The characters are the ghosts of two dead children, Charles Rowland and Edwin Paine, who rather than enter the afterlife stay on Earth to become detectives investigating crimes which involve the supernatural.

Concept history

The characters were created by Gaiman and Wagner during the "Season of Mists" storyline in Sandman #25. In this story their origin is given as the two characters meet for the first time.

The story and characters are clearly a macabre spin on two genres of British children's fiction - boarding school literature and teenage detective stories.

Gaiman revived the characters in the Children's Crusade Vertigo's first and only crossover event which ran through all that year's Vertigo annuals that were published between December 1993 and January 1994. Gaiman wrote the two Children's Crusade bookend annuals which prominently featured both characters and first gave them the official title the "Dead Boy Detectives". The characters also appeared in a The Books of Magic short story in Winter's Edge #3, written by the then current writer Peter Gross.[1]

In 2001 they received their own four-issue mini-series Sandman Presents: Dead Boy Detectives by writer Ed Brubaker and penciller Bryan Talbot. They have also made appearances in the The Books of Magic ongoing series, which was also based on a Neil Gaiman work.

Jill Thompson briefly depicted the characters in her graphic novel Death: At Death's Door, which retold the events of "Season of Mists" from Death's perspective. In 2005, the writer/artist later produced a manga-style graphic novel starring the characters, titled The Dead Boy Detectives.

The pair returned in the Vertigo Anthology series, a trio of one-shots that revived DC anthology series Ghosts, Time Warp, and The Witching Hour. With a positive reception for their brief return and the revived interest in Neil Gaiman's Sandman due to the prequel, Sandman: Overture, Vertigo has announced a Dead Boy Detectives ongoing series[2] slated to begin at the end of 2013 written by Toby Litt and Mark Buckingham with art by Buckingham and Gary Erskine.

Although the characters are children and their stories often involve other children and child-related themes, the The Dead Boy Detectives carry the "suggested for mature readers" label.

Fictional history

Edwin Paine was murdered at his boarding school in 1916, after which he went to Hell, where he was stalked by an unseen menace through a long corridor for several decades. During the Seasons of Mist storyline, published in December 1990, Hell was emptied of its residents. As a result of this, the boarding school was overrun by the souls of its past teachers and pupils who have escaped Hell. Charles Rowland was the sole living student at the school during these events, as all the other students had gone home for the holidays. A few of the teachers who stayed behind were supervising him, but one by one they fell victim to various horrors. Paine aided Rowland in avoiding most of the dangers, such as a murderous gang of students. Ultimately, however, Rowland did not survive. He next appeared as a ghost and decided to forego going to the afterlife with Death in preference for prospective future adventures with Paine.
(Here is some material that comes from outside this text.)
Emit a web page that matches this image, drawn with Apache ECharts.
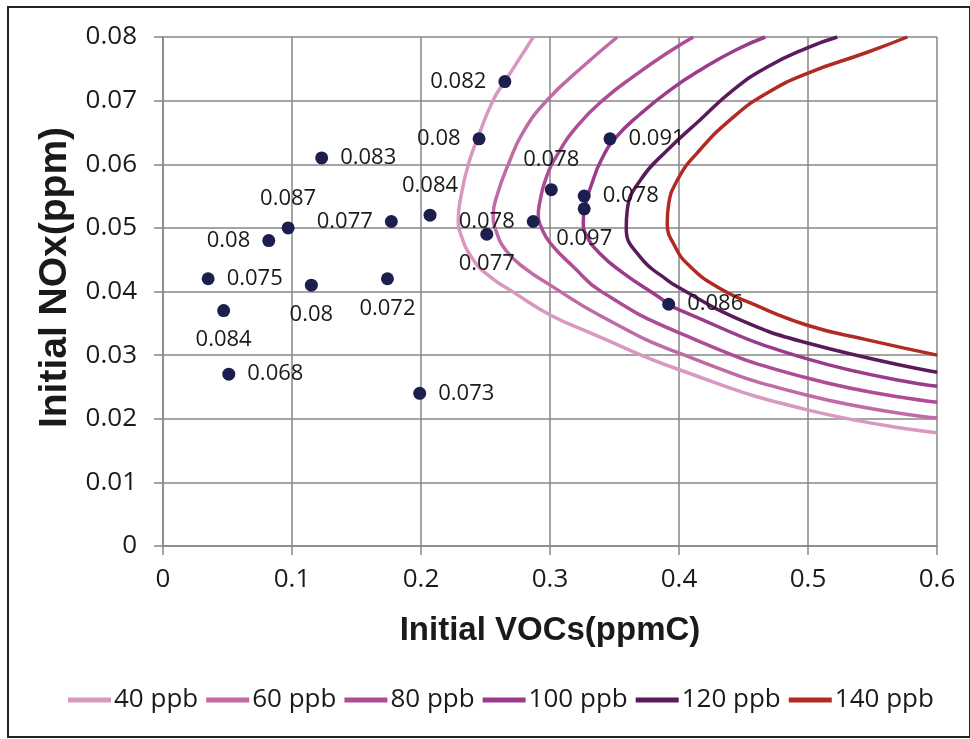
<!DOCTYPE html>
<html>
<head>
<meta charset="utf-8">
<script src="https://cdn.jsdelivr.net/npm/echarts@6/dist/echarts.min.js"></script>
<style>
html,body{margin:0;padding:0;background:#fff;}
#chart{width:970px;height:739px;}
</style>
</head>
<body>
<div id="chart"></div>
<script>
// Measured points: [VOCs, NOx]
const pointXY = [
  [0.265,0.073],[0.245,0.064],[0.123,0.061],[0.097,0.050],[0.082,0.048],
  [0.177,0.051],[0.207,0.052],[0.251,0.049],[0.287,0.051],[0.301,0.056],
  [0.3465,0.064],[0.3265,0.055],[0.3265,0.053],[0.392,0.038],[0.035,0.042],
  [0.115,0.041],[0.174,0.042],[0.047,0.037],[0.051,0.027],[0.199,0.024]
];
const pointLabels = ['0.082','0.08','0.083','0.087','0.08','0.077','0.084','0.077','0.078','0.078',
  '0.091','0.078','0.097','0.086','0.075','0.08','0.072','0.084','0.068','0.073'];
const labelPos = ['left','left','right','top','left','left','top','bottom','left','top',
  'right','right','bottom','right','right','bottom','bottom','bottom','right','right'];

// Ozone isopleths
const seriesNames = ['40 ppb','60 ppb','80 ppb','100 ppb','120 ppb','140 ppb'];
const iso40 = [[0.2871,0.0800],[0.2653,0.0731],[0.2560,0.0701],[0.2437,0.0640],[0.2367,0.0600],[0.2312,0.0552],[0.2289,0.0512],[0.2305,0.0492],[0.2405,0.0450],[0.2537,0.0423],[0.2715,0.0399],[0.3002,0.0363],[0.3312,0.0335],[0.4002,0.0277],[0.4994,0.0214],[0.6002,0.0178]];
const iso60 = [[0.3522,0.0800],[0.3235,0.0750],[0.2979,0.0701],[0.2793,0.0651],[0.2677,0.0600],[0.2591,0.0552],[0.2560,0.0520],[0.2584,0.0494],[0.2661,0.0464],[0.2801,0.0437],[0.3002,0.0410],[0.3390,0.0362],[0.4002,0.0303],[0.4994,0.0237],[0.6002,0.0201]];
const iso80 = [[0.4111,0.0800],[0.3894,0.0773],[0.3661,0.0740],[0.3429,0.0704],[0.3219,0.0662],[0.3057,0.0615],[0.2964,0.0575],[0.2917,0.0536],[0.2909,0.0520],[0.2932,0.0501],[0.3002,0.0476],[0.3181,0.0439],[0.3390,0.0401],[0.4002,0.0335],[0.4994,0.0264],[0.6002,0.0226]];
const iso100 = [[0.4669,0.0800],[0.4444,0.0780],[0.4188,0.0751],[0.3933,0.0717],[0.3700,0.0679],[0.3506,0.0641],[0.3398,0.0607],[0.3320,0.0567],[0.3274,0.0536],[0.3258,0.0510],[0.3281,0.0489],[0.3390,0.0459],[0.3568,0.0429],[0.3832,0.0393],[0.4002,0.0371],[0.4994,0.0294],[0.6002,0.0251]];
const iso120 = [[0.5227,0.0800],[0.4995,0.0783],[0.4684,0.0753],[0.4421,0.0717],[0.4165,0.0670],[0.3909,0.0622],[0.3700,0.0575],[0.3599,0.0528],[0.3591,0.0500],[0.3700,0.0454],[0.3909,0.0418],[0.4002,0.0406],[0.4421,0.0360],[0.4995,0.0319],[0.6002,0.0273]];
const iso140 = [[0.5770,0.0800],[0.5460,0.0776],[0.4995,0.0743],[0.4684,0.0712],[0.4421,0.0674],[0.4142,0.0618],[0.3987,0.0575],[0.3917,0.0533],[0.3909,0.0509],[0.3971,0.0470],[0.4088,0.0439],[0.4297,0.0407],[0.4553,0.0382],[0.4995,0.0347],[0.5460,0.0324],[0.6002,0.0300]];
const isoData = [iso40, iso60, iso80, iso100, iso120, iso140];
const isoColors = ['#d898c0','#c06ba6','#ae4d93','#9a3b8b','#5a1a5c','#b22a24'];

const xTicks = [0,0.1,0.2,0.3,0.4,0.5,0.6];
const yTicks = [0,0.01,0.02,0.03,0.04,0.05,0.06,0.07,0.08];

const chart = echarts.init(document.getElementById('chart'));
const gridColor = '#878787';
const font = "'Open Sans', sans-serif";
const boldFont = "'Liberation Sans', Arial, sans-serif";

const series = isoData.map((d, i) => ({
  name: seriesNames[i],
  type: 'line',
  data: d,
  smooth: 0.5,
  showSymbol: false,
  symbol: 'none',
  lineStyle: {color: isoColors[i], width: 3.5},
  itemStyle: {color: isoColors[i]},
  z: 2
}));
series.push({
  name: 'points',
  type: 'scatter',
  data: pointXY.map((p, i) => ({
    value: p,
    label: {position: labelPos[i], formatter: pointLabels[i]}
  })),
  symbolSize: 13,
  itemStyle: {color: '#1c1e4e', opacity: 1},
  label: {show: true, distance: 12, color: '#1a1a1a', fontSize: 22, fontFamily: font},
  z: 5
});

chart.setOption({
  animation: false,
  backgroundColor: '#fff',
  grid: {left: 163, right: 33, top: 37, bottom: 193, containLabel: false},
  xAxis: {
    type: 'value', min: 0, max: 0.6, interval: 0.1,
    name: 'Initial VOCs(ppmC)', nameLocation: 'middle', nameGap: 68,
    nameTextStyle: {fontSize: 33, fontWeight: 'bold', color: '#1a1a1a', fontFamily: boldFont},
    axisLine: {show: true, lineStyle: {color: gridColor, width: 1.5}},
    axisTick: {show: true, length: 9, lineStyle: {color: gridColor, width: 1.5}},
    axisLabel: {margin: 21, fontSize: 26, color: '#1a1a1a', fontFamily: font,
      formatter: v => xTicks.includes(+v.toFixed(2)) ? String(+v.toFixed(2)) : ''},
    splitLine: {show: true, lineStyle: {color: gridColor, width: 1.5}}
  },
  yAxis: {
    type: 'value', min: 0, max: 0.08, interval: 0.01,
    name: 'Initial NOx(ppm)', nameLocation: 'middle', nameGap: 72,
    nameTextStyle: {fontSize: 39, fontWeight: 'bold', color: '#1a1a1a', fontFamily: boldFont, padding: [0,0,0,28]},
    axisLine: {show: true, lineStyle: {color: gridColor, width: 1.5}},
    axisTick: {show: true, length: 9, lineStyle: {color: gridColor, width: 1.5}},
    axisLabel: {margin: 26, fontSize: 26, color: '#1a1a1a', fontFamily: font,
      formatter: v => yTicks.includes(+v.toFixed(2)) ? String(+v.toFixed(2)) : ''},
    splitLine: {show: true, lineStyle: {color: gridColor, width: 1.5}}
  },
  legend: {
    data: seriesNames,
    bottom: 21, left: 63,
    icon: 'rect', itemWidth: 43, itemHeight: 5, itemGap: 8,
    textStyle: {fontSize: 26, color: '#1a1a1a', fontFamily: font, padding: [0,0,0,-2]}
  },
  graphic: [{
    type: 'rect', shape: {x: 8, y: 7, width: 962, height: 730},
    style: {fill: 'none', stroke: '#222', lineWidth: 2}, silent: true, z: 100
  }],
  series: series
});
</script>
</body>
</html>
The two ghosts next appear during the Children's Crusade crossover. In this story it is revealed that they have been studying the school's library books and films (mostly children's adventure fiction) in the hopes of learning how to become detectives. In their first case, they are hired by a young girl to discover what happened to the children of a small British town ("Flaxdown") who have all disappeared. This storyline connects to various other Vertigo titles, such as Swamp Thing, Animal Man, Doom Patrol, and Black Orchid. They were briefly seen tracking down the magician Tim Hunter whilst he was hiding out at one of the Inns Between the Worlds, but were captured and supposedly returned to Death's domain by a coachman - although the coachman actually promised to allow them to escape as he didn't force any spirit to return to death against its will.

In the 2001 limited series Sandman Presents: Dead Boy Detectives the two ghosts investigate the mystery of why and how numerous corpses of homeless children had begun washing up on the shores of the Thames.